[EXERCISE BRIEF]: In the following material, identify every line holding the string "that" and return it.

== RECORDS SHOWN

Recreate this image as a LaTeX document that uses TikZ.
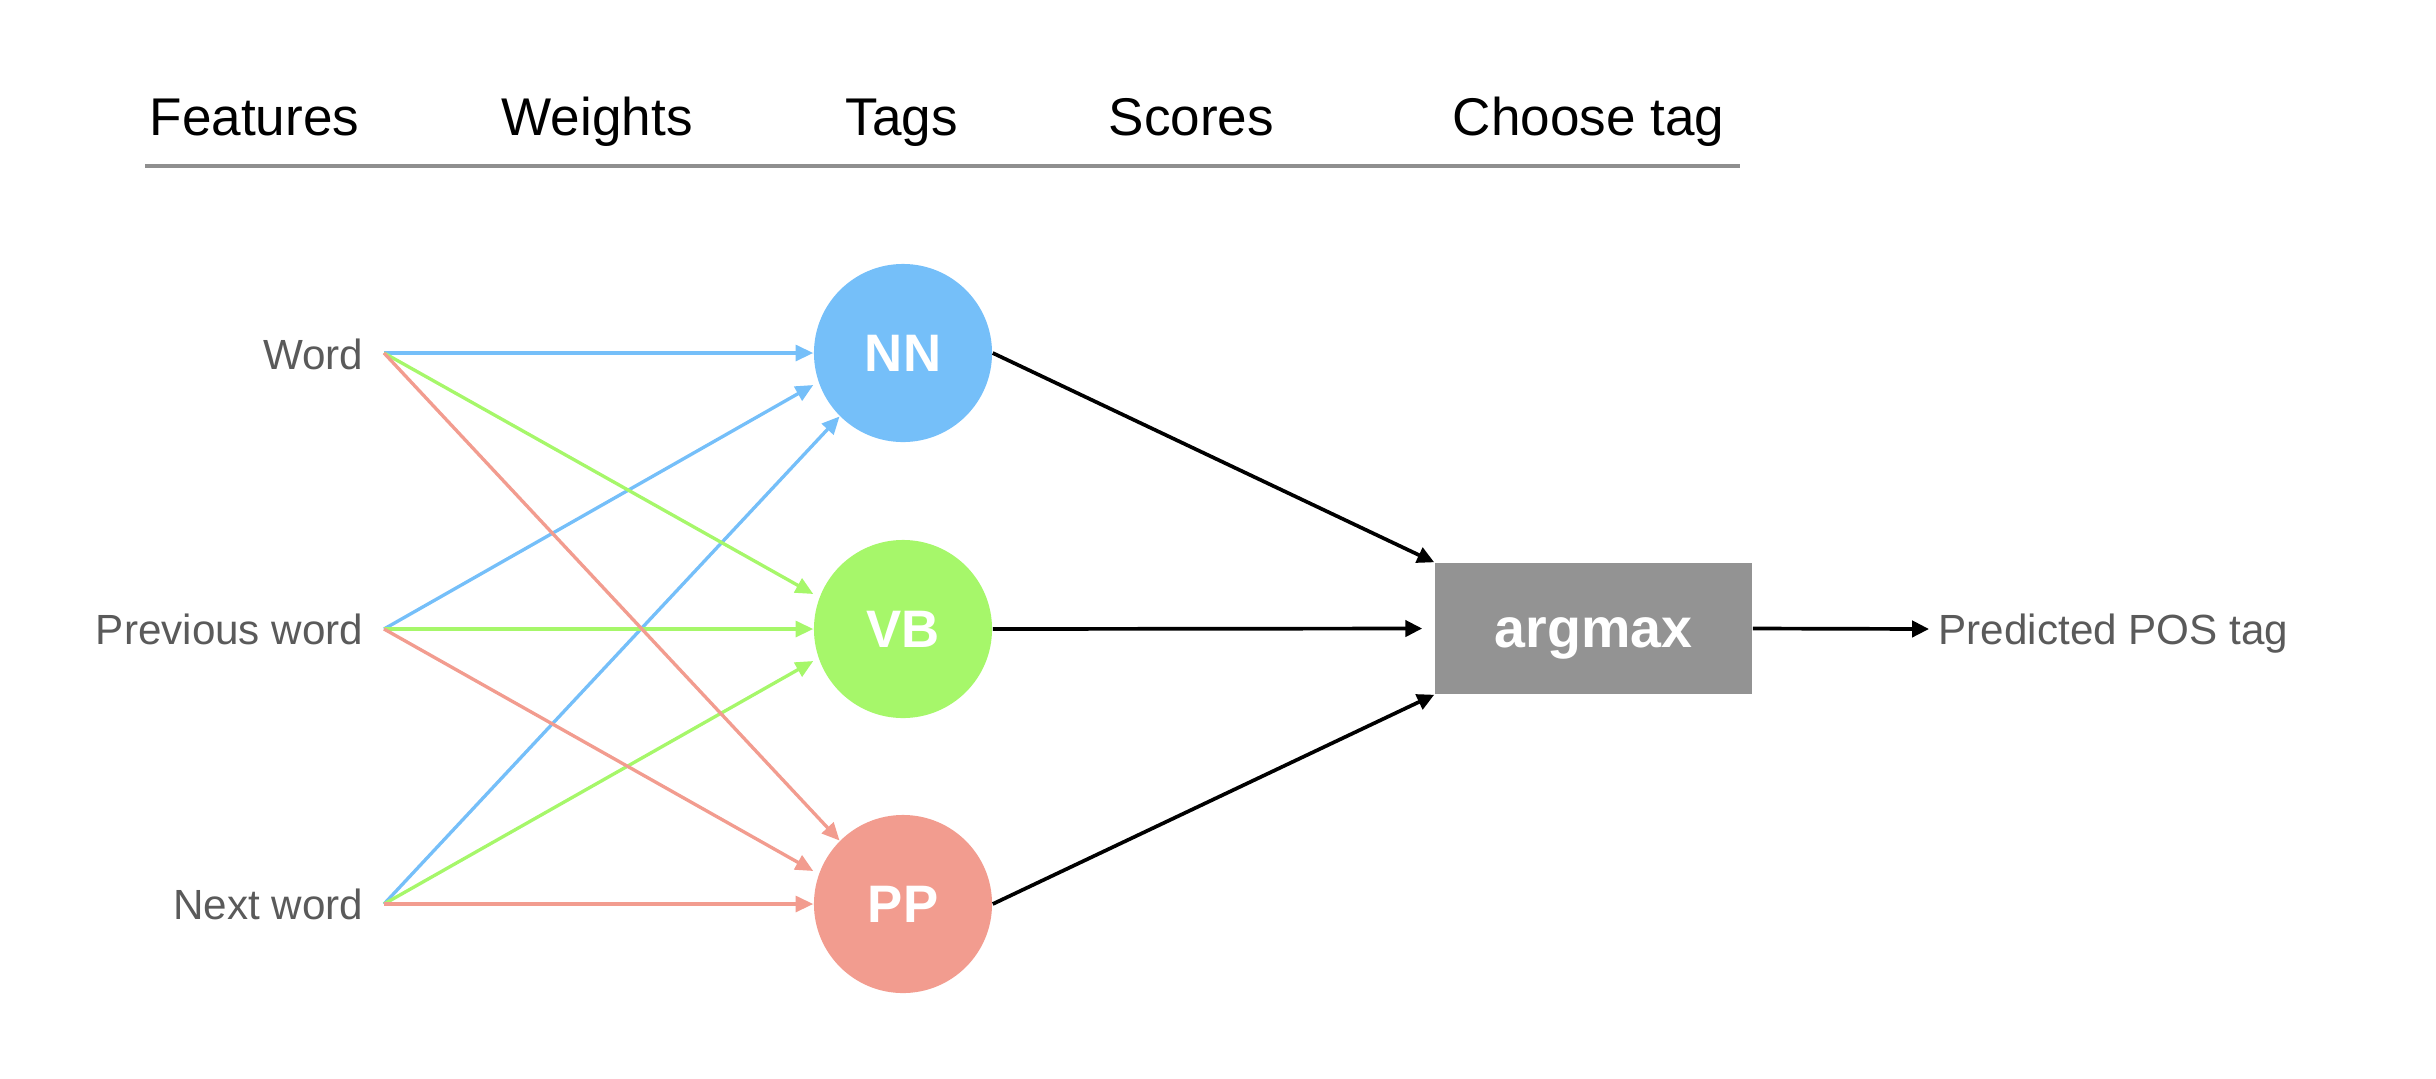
\documentclass[tikz,border=0pt]{standalone}
\usepackage{fontspec}
\setmainfont{Liberation Sans}
\usetikzlibrary{arrows.meta}
\definecolor{nnblue}{HTML}{75BFF9}
\definecolor{vbgreen}{HTML}{A6F76A}
\definecolor{pppink}{HTML}{F29C8F}
\definecolor{boxgray}{HTML}{939393}
\definecolor{labgray}{HTML}{5A5A5A}
\definecolor{rulegray}{HTML}{8F8F8F}
\begin{document}
\begin{tikzpicture}[x=0.01cm,y=-0.01cm,
  hdr/.style={anchor=base west, inner sep=0, font=\fontsize{15.1pt}{18pt}\selectfont},
  feat/.style={anchor=base east, inner sep=0, text=labgray, font=\fontsize{12pt}{14pt}\selectfont},
  tagnode/.style={circle, minimum size=1.78cm, inner sep=0, text=white, font=\fontsize{15pt}{18pt}\selectfont\bfseries},
  wire/.style={line width=0.95pt, -{Triangle[length=5pt,width=4.5pt]}},
  blk/.style={line width=1.05pt, black, -{Triangle[length=4.8pt,width=4.6pt]}}
]
\useasboundingbox (0,0) rectangle (2436,1078);

% header
\node[hdr] (hf) at (149,135) {Features};
\node[hdr] (hw) at (501,135) {Weights};
\node[hdr] (ht) at (845,135) {Tags};
\node[hdr] (hs) at (1108,135) {Scores};
\node[hdr] (hc) at (1452,135) {Choose tag};
\coordinate (rl) at (145,166);
\coordinate (rr) at (1740,166);
\draw[rulegray, line width=1pt] (rl) -- (rr);

% features
\node[feat] (fw) at (364,369) {Word};
\node[feat] (fp) at (364,644) {Previous word};
\node[feat] (fn) at (364,919) {Next word};
\coordinate (sw) at (384,353);
\coordinate (sp) at (384,629);
\coordinate (sn) at (384,904);

% tags
\node[tagnode, fill=nnblue] (NN) at (903,353) {NN};
\node[tagnode, fill=vbgreen] (VB) at (903,629) {VB};
\node[tagnode, fill=pppink] (PP) at (903,904) {PP};

% wires
\draw[wire, nnblue] (sw) -- (NN.west);
\draw[wire, nnblue] (sp) -- ([yshift=-0.32cm]NN.west);
\draw[wire, nnblue] (sn) -- (NN.225);
\draw[wire, vbgreen] (sw) -- ([yshift=0.35cm]VB.west);
\draw[wire, vbgreen] (sp) -- (VB.west);
\draw[wire, vbgreen] (sn) -- ([yshift=-0.32cm]VB.west);
\draw[wire, pppink] (sw) -- (PP.135);
\draw[wire, pppink] (sp) -- ([yshift=0.33cm]PP.west);
\draw[wire, pppink] (sn) -- (PP.west);

% argmax
\node[fill=boxgray, minimum width=3.17cm, minimum height=1.31cm, inner sep=0, text=white,
      text height=0.37cm, text depth=0pt,
      font=\fontsize{15.8pt}{18pt}\selectfont\bfseries] (am) at (1593.5,628.5) {argmax};
\draw[blk] (NN.east) -- (am.north west);
\draw[blk] (VB.east) -- ([xshift=-0.12cm]am.west);
\draw[blk] (PP.east) -- (am.south west);

\node[anchor=base west, inner sep=0, text=labgray, font=\fontsize{12pt}{14pt}\selectfont] (pred) at (1938,644) {Predicted POS tag};
\coordinate (out) at (1929,629);
\draw[blk] (am.east) -- (out);
\end{tikzpicture}
\end{document}
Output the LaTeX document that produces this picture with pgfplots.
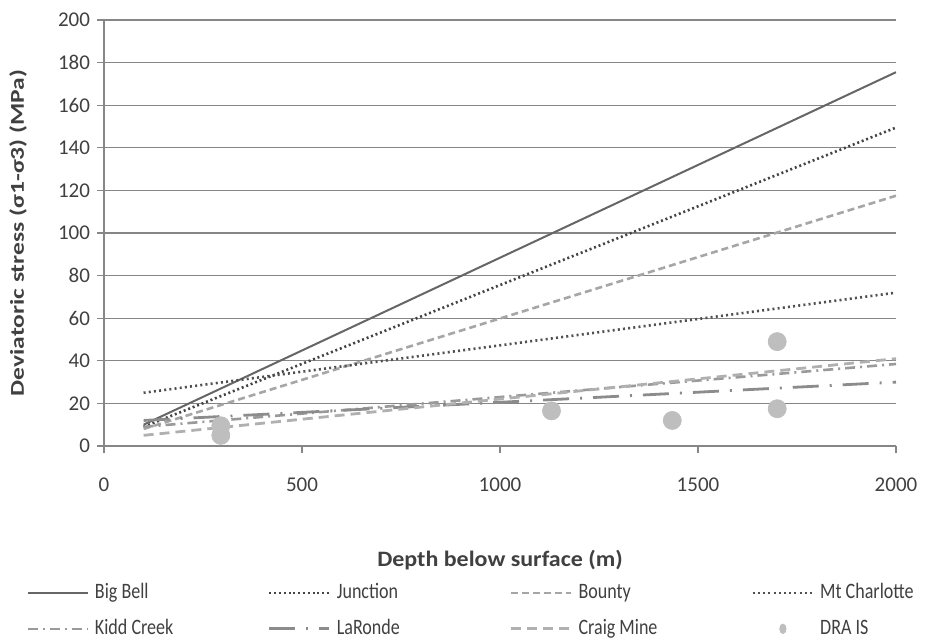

====

[FINAL ANSWER]:
Recreate this image as a LaTeX document that uses TikZ.
Output the LaTeX document that produces this picture with pgfplots.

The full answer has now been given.